中国画的创新不能仅仅从形式上考虑问题,更重要的是以新的笔墨形态去体现新的人文精神。艺术史证明,艺术的发展决不会由内部产生新的形式,新的形式只能是某种精神和社会的产物。如果过分强调形式的变革,会使艺术精神和文化意识被掩盖——这就是水墨艺术在当今文化中的地位下降的原因。有人认为,水墨材料的特殊性能使它很难干预社会,更难以体现时代精神。其实,这是一种误解。艺术与社会和时代的关系,干预与被干预的关系,取决于艺术家自己有没有独立的人格,有没有人文关怀的意识。传统和现代不可分割,而艺术的最高境界在于视觉语言和内心情感的契合。艺术的意义不仅在于它的发展和变革,更重要的是这种新的形式是否能体现出艺术主体对自己所处的社会和时代的人文关怀。这才是真正的关键所在。
当代中国画不仅要解决材料与抽象语言的课题,更要探索如何以独特的艺术形式来表现出当代中国人的精神状态,从心理及视觉上传达现代意味与当代视觉风格。当代中国画家应该关注的问题是如何更好地在作品中表达自己的情感,以及如何从视觉艺术的角度来为中国画注入一些新的元素。这两个方面是相互关联、互为表里的。因此,通过强调材料性与技术性的制作来促成空间的视觉转换,不失为一条值得探索的途径。至少就技术品质的提升而言,中国画的工具、材料依然具有继续改良的余地;工具材料的局限性一旦打破,就可能产生新的技法以及全新的视觉风格。一方面,我们可以在中国画基本材料的范畴中对某些课题进行纵深研究,例如:宣纸的承受力到底能达到什么程度?中国画的颜料到底能创造多少种质感?新的定位在哪里?这里面还有多大的拓展空间?其极限在哪里?另一方面,我们可以超越中国画的传统范畴对新的课题展开横向探索,例如水胶质颜料、金属颜料、高温结晶颜料在中国画中有没有应用的可能性与潜力?贴箔、拓印、拼贴、堆积、喷洒等处理手段如何与中国画的文化内蕴相契合?可以预见,只要我们不断采用各种手段和技术元素来尝试各种视觉效果,无论探索的结果如何,这种努力终将有益于突破原有的审美经验,并最终达到提升中国画技术品质的目的。
总而言之,以当代视觉艺术的价值取向和方法论重新审视传统,我们就有可能发现与当代视觉风格相契合的技术手段,从而逐步提升当代中国画的技术品质,并创造出新型的中国画艺术语言。
二000五年七月于北京
注释:
[1]Giulio Carlo Argan· Maurizio Fagiolo著:《艺术史学的基础》,曾堉等译,台北:东大图书公司,1992年,第13页。
[2]譬如说,第十届全国美展中的许多中国画作品便曝露了这些流弊,这与回避“难度”的普遍价值取向不无关系。
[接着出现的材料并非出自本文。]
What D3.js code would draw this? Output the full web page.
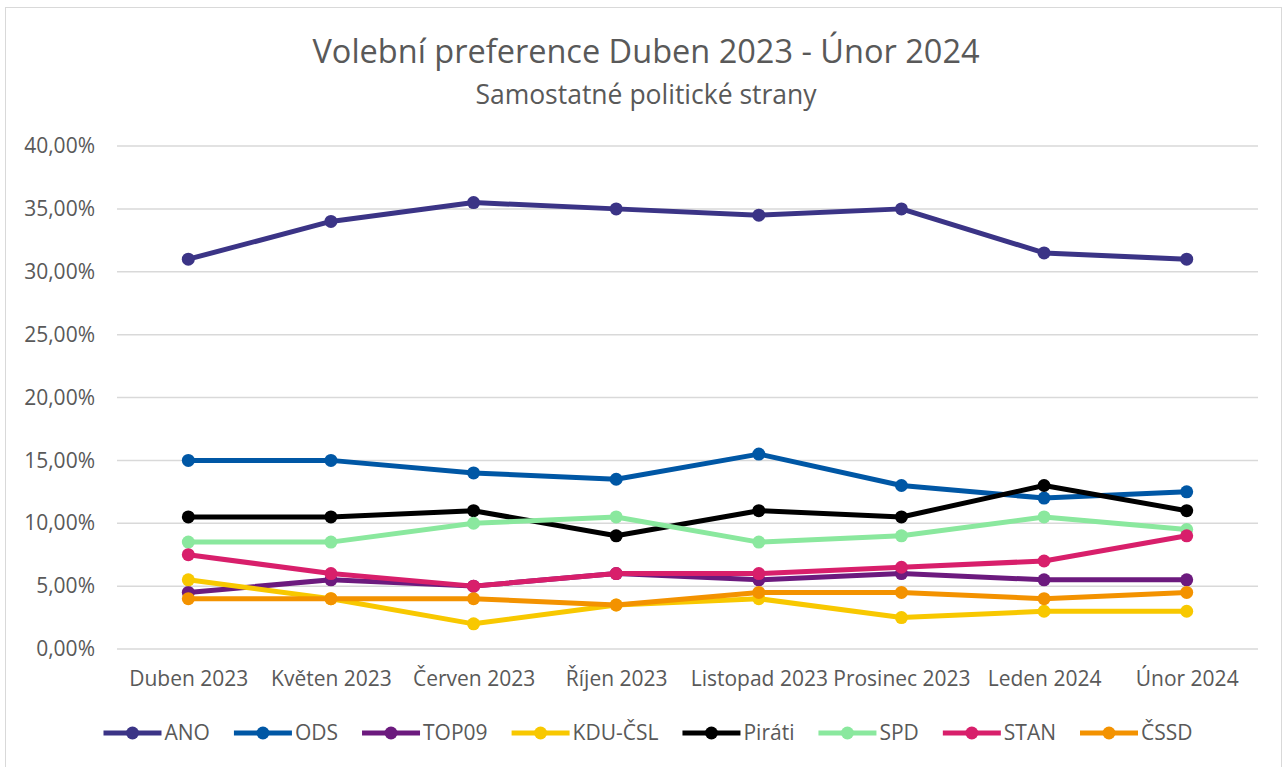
<!DOCTYPE html>
<meta charset="utf-8">
<style>
  body { margin: 0; background: #fff; }
  svg { display: block; }
  text { font-family: "Open Sans", sans-serif; fill: #595959; }
  .title { font-size: 32.5px; }
  .subtitle { font-size: 26.5px; }
  .tick text { font-size: 21px; }
  .legend text { font-size: 21px; }
</style>
<body>
</body>
<script src="https://cdn.jsdelivr.net/npm/d3@7"></script>
<script>
  const months = ['Duben 2023', 'Květen 2023', 'Červen 2023', 'Říjen 2023',
                  'Listopad 2023', 'Prosinec 2023', 'Leden 2024', 'Únor 2024'];
  const parties = ['ANO', 'ODS', 'TOP09', 'KDU-ČSL', 'Piráti', 'SPD', 'STAN', 'ČSSD'];
  const colors = ['#3b3486', '#0057a5', '#6c1a7e', '#f8c800', '#000000', '#8ae89e', '#d81f6b', '#f39200'];

  // values in percent
  const ano    = [31, 34, 35.5, 35, 34.5, 35, 31.5, 31];
  const ods    = [15, 15, 14, 13.5, 15.5, 13, 12, 12.5];
  const top09  = [4.5, 5.5, 5, 6, 5.5, 6, 5.5, 5.5];
  const kdu    = [5.5, 4, 2, 3.5, 4, 2.5, 3, 3];
  const pirati = [10.5, 10.5, 11, 9, 11, 10.5, 13, 11];
  const spd    = [8.5, 8.5, 10, 10.5, 8.5, 9, 10.5, 9.5];
  const stan   = [7.5, 6, 5, 6, 6, 6.5, 7, 9];
  const cssd   = [4, 4, 4, 3.5, 4.5, 4.5, 4, 4.5];
  const yTicks = [0, 5, 10, 15, 20, 25, 30, 35, 40];

  const series = [ano, ods, top09, kdu, pirati, spd, stan, cssd]
    .map((values, i) => ({name: parties[i], color: colors[i], values}));

  const w = 1284, h = 767;
  const svg = d3.select('body').append('svg').attr('width', w).attr('height', h);

  // chart frame
  svg.append('rect')
    .attr('x', 5.5).attr('y', 7.5).attr('width', w - 8).attr('height', h - 6)
    .attr('fill', 'white').attr('stroke', '#d9d9d9');

  svg.append('text').attr('class', 'title')
    .attr('x', 646).attr('y', 63).attr('text-anchor', 'middle')
    .text('Volební preference Duben 2023 - Únor 2024');
  svg.append('text').attr('class', 'subtitle')
    .attr('x', 646).attr('y', 104).attr('text-anchor', 'middle')
    .text('Samostatné politické strany');

  const x = d3.scalePoint().domain(months).range([117, 1258]).padding(0.5);
  const y = d3.scaleLinear().domain([0, 40]).range([649, 146]);

  // gridlines
  svg.append('g')
    .selectAll('line')
    .data(yTicks)
    .join('line')
    .attr('x1', 117).attr('x2', 1258)
    .attr('y1', d => y(d)).attr('y2', d => y(d))
    .attr('stroke', '#d9d9d9').attr('stroke-width', 1.5);

  const fmt = d => d3.format('.2f')(d).replace('.', ',') + '%';

  svg.append('g')
    .attr('transform', 'translate(105,0)')
    .call(d3.axisLeft(y).tickValues(yTicks).tickFormat(fmt).tickSize(0).tickPadding(10))
    .call(g => g.select('.domain').remove());

  svg.append('g')
    .attr('transform', 'translate(0,660)')
    .call(d3.axisBottom(x).tickSize(0).tickPadding(11))
    .call(g => g.select('.domain').remove());

  d3.selectAll('.tick text').attr('fill', '#595959');

  const line = d3.line().x((d, i) => x(months[i])).y(d => y(d));

  const sg = svg.append('g').selectAll('g')
    .data(series)
    .join('g');

  sg.append('path')
    .attr('d', d => line(d.values))
    .attr('fill', 'none')
    .attr('stroke', d => d.color)
    .attr('stroke-width', 5)
    .attr('stroke-linejoin', 'round');

  sg.selectAll('circle')
    .data(d => d.values.map(v => ({v, color: d.color})))
    .join('circle')
    .attr('cx', (d, i) => x(months[i]))
    .attr('cy', d => y(d.v))
    .attr('r', 6.5)
    .attr('fill', d => d.color);

  // legend
  const legend = svg.append('g').attr('class', 'legend');
  const items = legend.selectAll('g')
    .data(series)
    .join('g');
  items.append('line')
    .attr('x1', 0).attr('x2', 58).attr('y1', 0).attr('y2', 0)
    .attr('stroke', d => d.color).attr('stroke-width', 5);
  items.append('circle')
    .attr('cx', 29).attr('cy', 0).attr('r', 6.5)
    .attr('fill', d => d.color);
  items.append('text')
    .attr('x', 61).attr('dy', '0.35em')
    .text(d => d.name);

  let lx = 0;
  const offsets = [];
  items.each(function () {
    offsets.push(lx);
    const tw = d3.select(this).select('text').node().getComputedTextLength();
    lx += 61 + tw + 24;
  });
  const total = lx - 24;
  const start = 648 - total / 2;
  items.attr('transform', (d, i) => `translate(${start + offsets[i]},733)`);
</script>
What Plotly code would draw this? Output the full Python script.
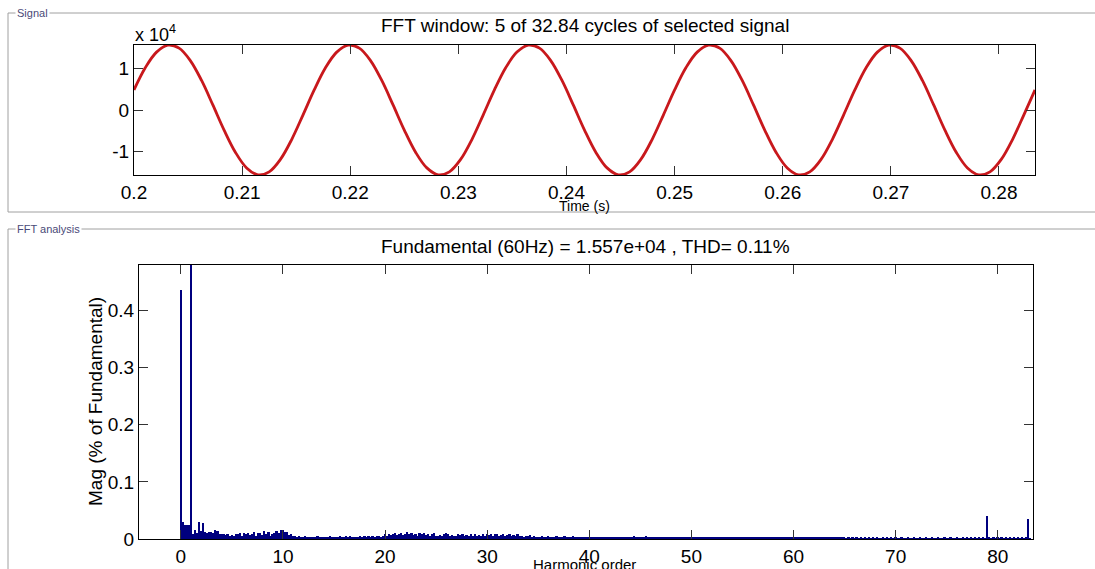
import plotly.graph_objects as go

# ---------------- data ----------------
sig_t0 = 0.2
sig_dt = 1 / 960
sig_value = [
    0.481, 1.011, 1.387, 1.552, 1.481, 1.184, 0.707, 0.122,
    -0.481, -1.011, -1.387, -1.552, -1.481, -1.184, -0.707, -0.122,
    0.481, 1.011, 1.387, 1.552, 1.481, 1.184, 0.707, 0.122,
    -0.481, -1.011, -1.387, -1.552, -1.481, -1.184, -0.707, -0.122,
    0.481, 1.011, 1.387, 1.552, 1.481, 1.184, 0.707, 0.122,
    -0.481, -1.011, -1.387, -1.552, -1.481, -1.184, -0.707, -0.122,
    0.481, 1.011, 1.387, 1.552, 1.481, 1.184, 0.707, 0.122,
    -0.481, -1.011, -1.387, -1.552, -1.481, -1.184, -0.707, -0.122,
    0.481, 1.011, 1.387, 1.552, 1.481, 1.184, 0.707, 0.122,
    -0.481, -1.011, -1.387, -1.552, -1.481, -1.184, -0.707, -0.122,
    0.481,
]
sig_time = [sig_t0 + i * sig_dt for i in range(len(sig_value))]

# FFT magnitude (% of fundamental), bins every 0.2 harmonic order, 5 bins per row (orders n .. n+0.8)
fft_mag = [
    0.437, 0.030, 0.024, 0.025, 0.024,   # 0
    100.0, 0.008, 0.016, 0.010, 0.030,   # 1
    0.014, 0.028, 0.013, 0.011, 0.012,   # 2
    0.013, 0.010, 0.015, 0.014, 0.009,   # 3
    0.008, 0.009, 0.007, 0.008, 0.006,   # 4
    0.007, 0.005, 0.009, 0.008, 0.010,   # 5
    0.006, 0.011, 0.009, 0.010, 0.007,   # 6
    0.008, 0.013, 0.006, 0.011, 0.010,   # 7
    0.007, 0.014, 0.009, 0.012, 0.006,   # 8
    0.009, 0.011, 0.014, 0.010, 0.015,   # 9
    0.016, 0.013, 0.012, 0.007, 0.008,   # 10
    0.006, 0.005, 0.004, 0.005, 0.003,   # 11
    0.004, 0.005, 0.003, 0.004, 0.003,   # 12
    0.004, 0.003, 0.005, 0.004, 0.003,   # 13
    0.004, 0.003, 0.004, 0.005, 0.003,   # 14
    0.003, 0.004, 0.003, 0.005, 0.004,   # 15
    0.004, 0.006, 0.003, 0.005, 0.004,   # 16
    0.003, 0.004, 0.003, 0.005, 0.004,   # 17
    0.005, 0.003, 0.006, 0.004, 0.005,   # 18
    0.004, 0.006, 0.005, 0.004, 0.006,   # 19
    0.008, 0.006, 0.009, 0.007, 0.008,   # 20
    0.010, 0.007, 0.008, 0.011, 0.007,   # 21
    0.009, 0.012, 0.008, 0.010, 0.007,   # 22
    0.009, 0.006, 0.010, 0.008, 0.011,   # 23
    0.007, 0.009, 0.006, 0.008, 0.010,   # 24
    0.006, 0.005, 0.007, 0.006, 0.009,   # 25
    0.010, 0.008, 0.006, 0.007, 0.005,   # 26
    0.006, 0.009, 0.007, 0.008, 0.006,   # 27
    0.007, 0.005, 0.009, 0.006, 0.008,   # 28
    0.006, 0.007, 0.005, 0.008, 0.006,   # 29
    0.009, 0.007, 0.008, 0.006, 0.009,   # 30
    0.008, 0.006, 0.007, 0.009, 0.006,   # 31
    0.007, 0.008, 0.005, 0.007, 0.006,   # 32
    0.008, 0.005, 0.006, 0.004, 0.006,   # 33
    0.005, 0.007, 0.004, 0.005, 0.003,   # 34
    0.004, 0.003, 0.005, 0.003, 0.004,   # 35
    0.005, 0.003, 0.004, 0.003, 0.005,   # 36
    0.004, 0.003, 0.004, 0.005, 0.003,   # 37
    0.004, 0.003, 0.005, 0.004, 0.003,   # 38
    0.004, 0.003, 0.004, 0.003, 0.004,   # 39
    0.003, 0.004, 0.003, 0.004, 0.003,   # 40
    0.004, 0.003, 0.003, 0.004, 0.003,   # 41
    0.003, 0.004, 0.003, 0.003, 0.004,   # 42
    0.003, 0.002, 0.003, 0.004, 0.003,   # 43
    0.004, 0.003, 0.005, 0.003, 0.004,   # 44
    0.003, 0.004, 0.003, 0.005, 0.003,   # 45
    0.004, 0.003, 0.004, 0.003, 0.002,   # 46
    0.003, 0.002, 0.003, 0.002, 0.003,   # 47
    0.002, 0.003, 0.002, 0.003, 0.002,   # 48
    0.003, 0.002, 0.003, 0.002, 0.002,   # 49
    0.003, 0.002, 0.002, 0.003, 0.002,   # 50
    0.002, 0.003, 0.002, 0.002, 0.003,   # 51
    0.002, 0.002, 0.003, 0.002, 0.002,   # 52
    0.003, 0.002, 0.002, 0.003, 0.002,   # 53
    0.002, 0.003, 0.002, 0.002, 0.002,   # 54
    0.003, 0.002, 0.003, 0.002, 0.002,   # 55
    0.002, 0.003, 0.002, 0.002, 0.003,   # 56
    0.002, 0.002, 0.003, 0.002, 0.002,   # 57
    0.003, 0.002, 0.002, 0.002, 0.003,   # 58
    0.002, 0.003, 0.002, 0.002, 0.002,   # 59
    0.002, 0.002, 0.003, 0.002, 0.002,   # 60
    0.003, 0.002, 0.002, 0.003, 0.002,   # 61
    0.002, 0.002, 0.003, 0.002, 0.002,   # 62
    0.002, 0.003, 0.002, 0.002, 0.002,   # 63
    0.002, 0.002, 0.002, 0.003, 0.002,   # 64
    0.002, 0.0015, 0.002, 0.0015, 0.002, # 65
    0.0015, 0.002, 0.0015, 0.002, 0.0015,# 66
    0.002, 0.0015, 0.002, 0.0015, 0.002, # 67
    0.0015, 0.002, 0.0015, 0.0015, 0.002,# 68
    0.0015, 0.002, 0.0015, 0.002, 0.0015,# 69
    0.002, 0.0015, 0.0015, 0.002, 0.0015,# 70
    0.0015, 0.002, 0.0015, 0.0015, 0.002,# 71
    0.0015, 0.0015, 0.002, 0.0015, 0.0015,# 72
    0.002, 0.0015, 0.0015, 0.002, 0.0015,# 73
    0.0015, 0.002, 0.0015, 0.0015, 0.002,# 74
    0.0015, 0.0015, 0.002, 0.0015, 0.0015,# 75
    0.002, 0.0015, 0.0015, 0.002, 0.0015,# 76
    0.003, 0.0015, 0.002, 0.0015, 0.002, # 77
    0.0015, 0.002, 0.0015, 0.002, 0.0015,# 78
    0.040, 0.002, 0.0015, 0.002, 0.0015, # 79
    0.002, 0.0015, 0.002, 0.0015, 0.002, # 80
    0.0015, 0.002, 0.0015, 0.002, 0.0015,# 81
    0.002, 0.0015, 0.002, 0.0015, 0.002, # 82
    0.035, 0.0015,                       # 83
]
harm_order = [round(i * 0.2, 1) for i in range(len(fft_mag))]

time_ticks = [0.2, 0.21, 0.22, 0.23, 0.24, 0.25, 0.26, 0.27, 0.28]
time_ticktext = ["0.2", "0.21", "0.22", "0.23", "0.24", "0.25", "0.26", "0.27", "0.28"]
sig_ticks = [-1, 0, 1]
sig_ticktext = ["-1", "0", "1"]
harm_ticks = [0, 10, 20, 30, 40, 50, 60, 70, 80]
mag_ticks = [0, 0.1, 0.2, 0.3, 0.4]
mag_ticktext = ["0", "0.1", "0.2", "0.3", "0.4"]

# ---------------- figure ----------------
W, H = 1095, 569
FONT = "Liberation Sans, Arial, sans-serif"


def px(x):
    return x / W


def py(y):
    return 1 - y / H


fig = go.Figure()
fig.add_trace(go.Scatter(x=sig_time, y=sig_value, mode="lines",
                         line=dict(color="#C8181C", width=2.8, shape="spline", smoothing=1.0),
                         xaxis="x", yaxis="y", hoverinfo="skip", showlegend=False))
fig.add_trace(go.Bar(x=harm_order, y=fft_mag, width=0.17,
                     marker=dict(color="#00007F", line=dict(width=0)),
                     xaxis="x2", yaxis="y2", showlegend=False))

axis_common = dict(showline=True, linecolor="black", linewidth=1, mirror="ticks",
                   ticks="inside", ticklen=9, tickcolor="#333333", tickwidth=1,
                   showgrid=False, zeroline=False, automargin=False,
                   tickfont=dict(family=FONT, size=19, color="black"))

fig.update_layout(
    width=W, height=H,
    margin=dict(l=0, r=0, t=0, b=0, autoexpand=False),
    paper_bgcolor="white", plot_bgcolor="white",
    bargap=0,
    xaxis=dict(domain=[px(134), px(1035)], range=[0.2, 0.28333], tickvals=time_ticks,
               ticktext=time_ticktext, anchor="y", **axis_common),
    yaxis=dict(domain=[py(175), py(45)], range=[-1.557, 1.557], tickvals=sig_ticks,
               ticktext=sig_ticktext, anchor="x", **axis_common),
    xaxis2=dict(domain=[px(139), px(1033)], range=[-4.1, 83.45], tickvals=harm_ticks,
                anchor="y2", **axis_common),
    yaxis2=dict(domain=[py(539), py(265)], range=[0, 0.48], tickvals=mag_ticks,
                ticktext=mag_ticktext, anchor="x2", **axis_common),
)

line_col = "#A0A0A0"
shapes = [
    # Signal panel
    dict(type="line", xref="paper", yref="paper", x0=px(8), x1=1, y0=py(13), y1=py(13)),
    dict(type="line", xref="paper", yref="paper", x0=px(8), x1=px(8), y0=py(13), y1=py(212)),
    dict(type="line", xref="paper", yref="paper", x0=px(8), x1=1, y0=py(212), y1=py(212)),
    # FFT panel
    dict(type="line", xref="paper", yref="paper", x0=px(8), x1=1, y0=py(229), y1=py(229)),
    dict(type="line", xref="paper", yref="paper", x0=px(8), x1=px(8), y0=py(229), y1=0),
]
for s in shapes:
    s["line"] = dict(color=line_col, width=1)
    s["layer"] = "below"
fig.update_layout(shapes=shapes)

ann = [
    dict(text="Signal", x=px(15), y=py(13), xanchor="left", yanchor="middle",
         font=dict(family=FONT, size=11, color="#4A4A78"), bgcolor="white", borderpad=1),
    dict(text="FFT analysis", x=px(15), y=py(229), xanchor="left", yanchor="middle",
         font=dict(family=FONT, size=11, color="#4A4A78"), bgcolor="white", borderpad=1),
    dict(text="FFT window: 5 of 32.84 cycles of selected signal", x=px(585), y=py(25),
         xanchor="center", yanchor="middle", font=dict(family=FONT, size=19, color="black")),
    dict(text="x 10<sup>4</sup>", x=px(133), y=py(33), xanchor="left", yanchor="middle",
         font=dict(family=FONT, size=18, color="black")),
    dict(text="Time (s)", x=px(584), y=py(206), xanchor="center", yanchor="middle",
         font=dict(family=FONT, size=14, color="black")),
    dict(text="Fundamental (60Hz) = 1.557e+04 , THD= 0.11%", x=px(585), y=py(246),
         xanchor="center", yanchor="middle", font=dict(family=FONT, size=19, color="black")),
    dict(text="Harmonic order", x=px(584), y=py(564), xanchor="center", yanchor="middle",
         font=dict(family=FONT, size=15, color="black")),
    dict(text="Mag (% of Fundamental)", x=px(95), y=py(402), xanchor="center", yanchor="middle",
         textangle=-90, font=dict(family=FONT, size=19, color="black")),
]
for a in ann:
    a.update(xref="paper", yref="paper", showarrow=False)
fig.update_layout(annotations=ann)

fig.write_html("out.html")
参见张桐禹:〈图像强化,笔墨疏离——第十届全国美术作品展览中国画作品展述评〉,《美术观察》2004年第10期。
[3](清)汤贻汾:〈画筌析览〉,俞剑华编《中国画论类编》,北京:人民美术出版社,1986年,第829页。
[4](元)倪瓒:〈题王叔明“岩居高士图”〉,丁炳启编著,《题画诗绝句百首赏析》,北京:语文出版社,1984年,第46页。
[5](宋)郭熙:〈林泉高致〉,俞剑华编《中国画论类编》,北京:人民美术出版社,1986年,第643-644页。
[6] 肯尼思·麦克利编:《人类思想的主要观点》,查常利等译,北京:新华出版社,2004年,第95页。